- Born: November 25, 1959 (age 66) Sánchez, Samana, Dominican Republic
- Education: Universidad Autónoma de Santo Domingo
- Occupations: Candidate for President of IFAD Development Practitioner

= Josefina Stubbs =

Dominican development practitioner (born 1959)

Josefina Stubbs (born November 25, 1959) is a development practitioner and was nominated by the Government of the Dominican Republic for President of the International Fund for Agricultural Development (IFAD) in the 2017 elections. Stubbs has dedicated her career to the plight of poor women and men around the world. Between 1984 and 2000, she managed national and regional programs for Oxfam UK, where she strongly advocated for smallholder farmers’ participation in decision-making and project design. Between 2000 and 2008, Stubbs led several initiatives at the World Bank aimed to strengthen the inclusion and participation of rural communities and marginalized groups in development policies and investment programs. In IFAD, where she served from 2008 until 2016 – when her candidacy for President of IFAD was announced – Stubbs focused on fostering dialogue and collaboration within and between countries, improving aid effectiveness and impact measurement, and design IFAD’s strategy for 2016-2025. She has contributed to position IFAD as the world's leader in inclusive rural transformation, and placed smallholder farmers at the center of Agenda 2030 for Sustainable Development.

== Early life and education ==
Stubbs was born in Sanchez, Samana, a small town on the eastern coast of the Dominican Republic and was raised in the capital city, Santo Domingo. She attended the Colegio Santo Domingo and Quisqueya where from the very early years she excelled as a student and as leader. Her mother, Bienvenida Mercedes, a school teacher for more than 40 years, taught generations of Dominican women and men. Her father, an engineer, was educated in the Dominican Republic and in Mexico. Her sisters Paulina and Carolina are in the field of science and engineering, and management.

Stubbs attended the Universidad Autónoma de Santo Domingo, where she earned a B.Sc. in Psychology in 1981 and a M.A in Sociology in 1983. In 1991, she earned a M.Sc. in Political Science and International Development at the Institute of Social Science, in The Hague, Holland.

== Professional career ==
Stubbs started her career in Oxfam in 1984 in her home country. She worked with grassroots organizations and local groups, donor organizations and governments, pioneering a participatory decision-making process that including poor urban and rural communities. Her legacy in the Dominican Republic includes the entrance of small scale producers of coffee, cocoa and banana in the then nascent fair trade market in Europe with companies such as Max Havelaar and in the United States with Starbucks. Between 1997 and 2000, she was appointed Regional Director for the Caribbean, Mexico and Central America, where she continued to empower grassroots organizations to increase and improve their production and enter formal food and commodity markets.

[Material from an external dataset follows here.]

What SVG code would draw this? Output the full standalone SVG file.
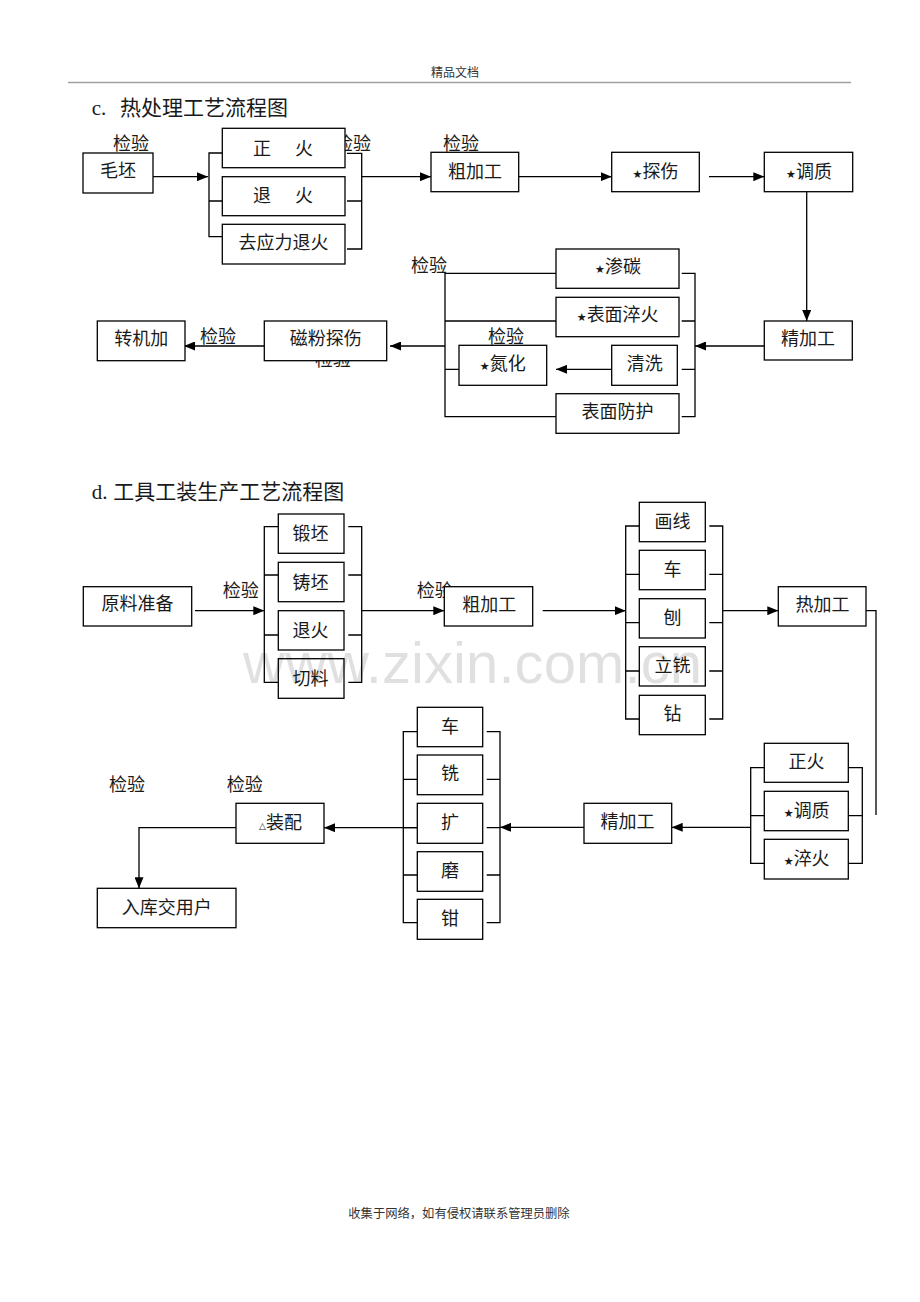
<svg xmlns="http://www.w3.org/2000/svg" width="920" height="1302" viewBox="0 0 920 1302">
<style>
.box{fill:#fff;stroke:#000;stroke-width:1.3}
.t{font-family:"Liberation Sans","Noto Sans CJK SC",sans-serif;font-size:18px;fill:#1a1a1a;text-anchor:middle}
.lb{font-family:"Liberation Sans","Noto Sans CJK SC",sans-serif;font-size:18px;fill:#1a1a1a}
.ln{fill:none;stroke:#000;stroke-width:1.3}
.ar{fill:none;stroke:#000;stroke-width:1.3;marker-end:url(#ah)}
.st{font-family:"DejaVu Sans",sans-serif;font-size:11px}
.ttl{font-family:"Liberation Serif","Noto Sans CJK SC",serif;font-size:21px;fill:#1a1a1a}
</style>
<defs>
<marker id="ah" markerUnits="userSpaceOnUse" markerWidth="11" markerHeight="9" refX="11" refY="4.5" orient="auto">
<path d="M0,0 L11,4.5 L0,9 z" fill="#000"/>
</marker>
</defs>
<rect width="920" height="1302" fill="#fff"/>
<g id="header">
<text x="455" y="77" text-anchor="middle" font-family="Liberation Sans, Noto Sans CJK SC, sans-serif" font-size="12" fill="#333">精品文档</text>
<line x1="68" y1="82.5" x2="851" y2="82.5" stroke="#a0a0a0" stroke-width="1.5"/>
</g>
<g id="titles">
<text class="ttl" x="91.7" y="115">c.<tspan x="120">热处理工艺流程图</tspan></text>
<text class="ttl" x="91.7" y="499">d.<tspan x="113.3">工具工装生产工艺流程图</tspan></text>
</g>
<g id="labels">
<text class="lb" x="113" y="150">检验</text>
<text class="lb" x="335" y="150">检验</text>
<text class="lb" x="443" y="150">检验</text>
<text class="lb" x="411" y="271.5">检验</text>
<text class="lb" x="488" y="342.5">检验</text>
<text class="lb" x="200" y="342.5">检验</text>
<text class="lb" x="315" y="366">检验</text>
<text class="lb" x="222.7" y="596.7" font-size="20">检验</text>
<text class="lb" x="416.7" y="597" font-size="17">检验</text>
<text class="lb" x="109" y="790.5" font-size="20">检验</text>
<text class="lb" x="226.7" y="790.5" font-size="20">检验</text>
</g>
<g id="connectors">
<path class="ar" d="M152.7,176.7 H208"/>
<path class="ln" d="M222.3,153 H209 V236.7 H222.3 M209,201 H222.3"/>
<path class="ln" d="M347,153.3 H361.7 V249 H347 M347,201 H361.7"/>
<path class="ar" d="M361.7,176.7 H431"/>
<path class="ar" d="M516,176.7 H611.7"/>
<path class="ar" d="M709,176.7 H764.3"/>
<path class="ar" d="M806.7,191.7 V321"/>
<path class="ar" d="M764.3,346 H695"/>
<path class="ln" d="M681.7,273.3 H695 V416.7 H681.7 M681.7,321 H695 M681.7,369.3 H695"/>
<path class="ar" d="M611.7,369.3 H556"/>
<path class="ln" d="M556,273.3 H445 V416.7 H556 M445,321 H556 M445,369.3 H459"/>
<path class="ar" d="M445,346 H390"/>
<path class="ar" d="M264.3,346 H184"/>
<path class="ar" d="M195,610.7 H264.3"/>
<path class="ln" d="M278.3,526.7 H264.3 V682.3 H278.3 M264.3,575 H278.3 M264.3,635 H278.3"/>
<path class="ln" d="M348.3,526.7 H361.7 V682.3 H348.3 M348.3,575 H361.7 M348.3,635 H361.7"/>
<path class="ar" d="M361.7,610.7 H444.3"/>
<path class="ar" d="M542.7,610.7 H625.7"/>
<path class="ln" d="M639.3,526 H625.7 V719 H639.3 M625.7,574.3 H639.3 M625.7,622.7 H639.3 M625.7,671 H639.3"/>
<path class="ln" d="M709.3,526 H722.7 V719 H709.3 M709.3,574.3 H722.7 M709.3,622.7 H722.7 M709.3,671 H722.7"/>
<path class="ar" d="M722.7,610.7 H778.3"/>
<path class="ln" d="M863.3,610.7 H876 V815"/>
<path class="ln" d="M764.3,767.7 H750.7 V863.3 H764.3 M750.7,815.7 H764.3"/>
<path class="ln" d="M848.3,767.7 H862.3 V863.3 H848.3 M848.3,815.7 H862.3"/>
<path class="ar" d="M750.7,827.3 H671.7"/>
<path class="ar" d="M584,827.3 H500"/>
<path class="ln" d="M417.3,731.7 H403.3 V922.7 H417.3 M403.3,779.3 H417.3 M403.3,827.7 H417.3 M403.3,875 H417.3"/>
<path class="ln" d="M486.7,731.7 H500 V922.7 H486.7 M486.7,779.3 H500 M486.7,827.7 H500 M486.7,875 H500"/>
<path class="ar" d="M417.3,827.7 H324"/>
<path class="ar" d="M236,827.7 H139 V888.3"/>
</g>
<g id="n-maopi"><rect class="box" x="83" y="153" width="70" height="40"/><text class="t" x="118" y="176.5">毛坯</text></g>
<g id="n-zhenghuo"><rect class="box" x="222.3" y="128.3" width="122.7" height="39.4"/><text class="t" y="154.8"><tspan x="262">正</tspan><tspan x="304">火</tspan></text></g>
<g id="n-tuihuo"><rect class="box" x="222.3" y="176.7" width="122.7" height="39"/><text class="t" y="201.8"><tspan x="262">退</tspan><tspan x="304">火</tspan></text></g>
<g id="n-quyingli"><rect class="box" x="222.3" y="224.3" width="122.7" height="39.7"/><text class="t" x="283.5" y="249.3">去应力退火</text></g>
<g id="n-cujiagong"><rect class="box" x="431" y="152.3" width="87.7" height="39.4"/><text class="t" x="475" y="177.5">粗加工</text></g>
<g id="n-tanshang"><rect class="box" x="611.7" y="152.3" width="87.6" height="39.4"/><text class="t" x="655.5" y="177.5"><tspan class="st">★</tspan>探伤</text></g>
<g id="n-tiaozhi"><rect class="box" x="764.3" y="152.3" width="88.4" height="39.4"/><text class="t" x="809" y="177.5"><tspan class="st">★</tspan>调质</text></g>
<g id="n-jingjiagong"><rect class="box" x="764.3" y="321" width="88" height="39"/><text class="t" x="808" y="344.8">精加工</text></g>
<g id="n-shentan"><rect class="box" x="556" y="249" width="123" height="39.3"/><text class="t" x="618" y="273.2"><tspan class="st">★</tspan>渗碳</text></g>
<g id="n-biaomiancuihuo"><rect class="box" x="556" y="297.3" width="123" height="39.4"/><text class="t" x="617.7" y="321"><tspan class="st">★</tspan>表面淬火</text></g>
<g id="n-qingxi"><rect class="box" x="611.7" y="345.3" width="65.6" height="40"/><text class="t" x="644.7" y="369.5">清洗</text></g>
<g id="n-danhua"><rect class="box" x="459" y="345.3" width="87.7" height="40"/><text class="t" x="502.8" y="369.5"><tspan class="st">★</tspan>氮化</text></g>
<g id="n-fanghu"><rect class="box" x="556" y="393.7" width="123" height="39.6"/><text class="t" x="617.5" y="418">表面防护</text></g>
<g id="n-cifen"><rect class="box" x="264.3" y="321" width="122.4" height="39.7"/><text class="t" x="325.7" y="345.2">磁粉探伤</text></g>
<g id="n-zhuanjijia"><rect class="box" x="97.3" y="321" width="87.7" height="39.7"/><text class="t" x="141.2" y="345.2">转机加</text></g>
<g id="n-yuanliao"><rect class="box" x="83.3" y="586.7" width="108.4" height="39.3"/><text class="t" x="137.5" y="610.2">原料准备</text></g>
<g id="n-duanpi"><rect class="box" x="278.3" y="514" width="65.7" height="39.3"/><text class="t" x="310.5" y="539.8">锻坯</text></g>
<g id="n-zhupi"><rect class="box" x="278.3" y="562.3" width="65.7" height="39.4"/><text class="t" x="310.5" y="588.5">铸坯</text></g>
<g id="n-tuihuo2"><rect class="box" x="278.3" y="610.7" width="65.7" height="39.3"/><text class="t" x="310.5" y="636.5">退火</text></g>
<g id="n-qieliao"><rect class="box" x="278.3" y="658.7" width="65.7" height="39.6"/><text class="t" x="310.5" y="684.5">切料</text></g>
<g id="n-cujiagong2"><rect class="box" x="444.3" y="586.7" width="88.4" height="39.3"/><text class="t" x="489.2" y="611.2">粗加工</text></g>
<g id="n-huaxian"><rect class="box" x="639.3" y="502.3" width="66" height="39.4"/><text class="t" x="672.5" y="527.8">画线</text></g>
<g id="n-che1"><rect class="box" x="639.3" y="550.3" width="66" height="39.4"/><text class="t" x="672.5" y="576">车</text></g>
<g id="n-bao"><rect class="box" x="639.3" y="598.7" width="66" height="39.3"/><text class="t" x="672.5" y="623.7">刨</text></g>
<g id="n-lixi"><rect class="box" x="639.3" y="646.7" width="66" height="39.3"/><text class="t" x="672.5" y="672.3">立铣</text></g>
<g id="n-zuan"><rect class="box" x="639.3" y="695.3" width="66" height="39.4"/><text class="t" x="672.5" y="719.8">钻</text></g>
<g id="n-rejiagong"><rect class="box" x="778.3" y="586.7" width="87.7" height="39.3"/><text class="t" x="822.5" y="611.2">热加工</text></g>
<g id="n-zhenghuo2"><rect class="box" x="764.3" y="743.3" width="84" height="39"/><text class="t" x="806.5" y="768.2">正火</text></g>
<g id="n-tiaozhi2"><rect class="box" x="764.3" y="791.3" width="84" height="39.4"/><text class="t" x="806.7" y="816.5"><tspan class="st">★</tspan>调质</text></g>
<g id="n-cuihuo2"><rect class="box" x="764.3" y="839.3" width="84" height="39.7"/><text class="t" x="806.7" y="864.8"><tspan class="st">★</tspan>淬火</text></g>
<g id="n-jingjiagong2"><rect class="box" x="584" y="803.3" width="87.7" height="40"/><text class="t" x="627.5" y="828.2">精加工</text></g>
<g id="n-che2"><rect class="box" x="417.3" y="707.3" width="65.4" height="39.4"/><text class="t" x="450" y="733.2">车</text></g>
<g id="n-xi"><rect class="box" x="417.3" y="755" width="65.4" height="39.7"/><text class="t" x="450" y="780.3">铣</text></g>
<g id="n-kuo"><rect class="box" x="417.3" y="803.3" width="65.4" height="40"/><text class="t" x="450" y="829.3">扩</text></g>
<g id="n-mo"><rect class="box" x="417.3" y="851.7" width="65.4" height="39.6"/><text class="t" x="450" y="877">磨</text></g>
<g id="n-qian"><rect class="box" x="417.3" y="899.3" width="65.4" height="40"/><text class="t" x="450" y="924.8">钳</text></g>
<g id="n-zhuangpei"><rect class="box" x="236" y="803.3" width="88" height="40"/><text class="t" x="280.5" y="829"><tspan font-family="DejaVu Sans, sans-serif" font-size="9">△</tspan>装配</text></g>
<g id="n-ruku"><rect class="box" x="97.3" y="888.3" width="138.7" height="39.4"/><text class="t" x="166.7" y="913.7">入库交用户</text></g>
<g id="watermark">
<text x="243" y="683" font-family="Liberation Sans, Arial, sans-serif" font-size="58" fill="#000" fill-opacity="0.12" textLength="459" lengthAdjust="spacing">www.zixin.com.cn</text>
</g>
<g id="footer">
<text x="459" y="1218" text-anchor="middle" font-family="Liberation Sans, Noto Sans CJK SC, sans-serif" font-size="12.3" fill="#333">收集于网络，如有侵权请联系管理员删除</text>
</g>
</svg>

In 1995, in her functions as Director of the Caribbean and Central America region of Oxfam UK she forged the first model of partnership with other Oxfam offices, forming the basis for today’s Oxfam International.

Between 2000 and 2006, she served as Sector Leader at the World Bank in Rural, Environment and Social Development. At the Bank, Stubbs designed and introduced policies and operational procedures in the areas of gender and economic empowerment, integration of people of African descent and indigenous peoples in World Bank operations and community-driven development programs, and led the mainstreaming of inclusive social safeguard policies for rural sector investments. Stubbs also led the design and implementation of the new analytical, financial and policy instruments for the systematic inclusion of women, people of African descent and indigenous peoples in mainstream development programs.

In 2008, Stubbs was appointed Regional Director in the Latin America and the Caribbean Division of the International Fund for Agricultural Development (IFAD), where she continued working to introduce innovations and foster dialogue and cooperation between governments, co-financiers, the private sector and civil society. In 2014, she became IFAD’s Associate Vice-President for the new Strategy and Knowledge, leading the Department to produce IFAD’s Strategy 2016-2025, the Rural Development Report 2016, a new corporate program effectiveness and impacts reporting system, and an innovative results and impact measurement framework for improved aid effectiveness. Under her leadership, IFAD was recognized as the world’s leader in fostering inclusive rural transformation, with smallholder farmers at the center of Agenda 2030 for Sustainable Development.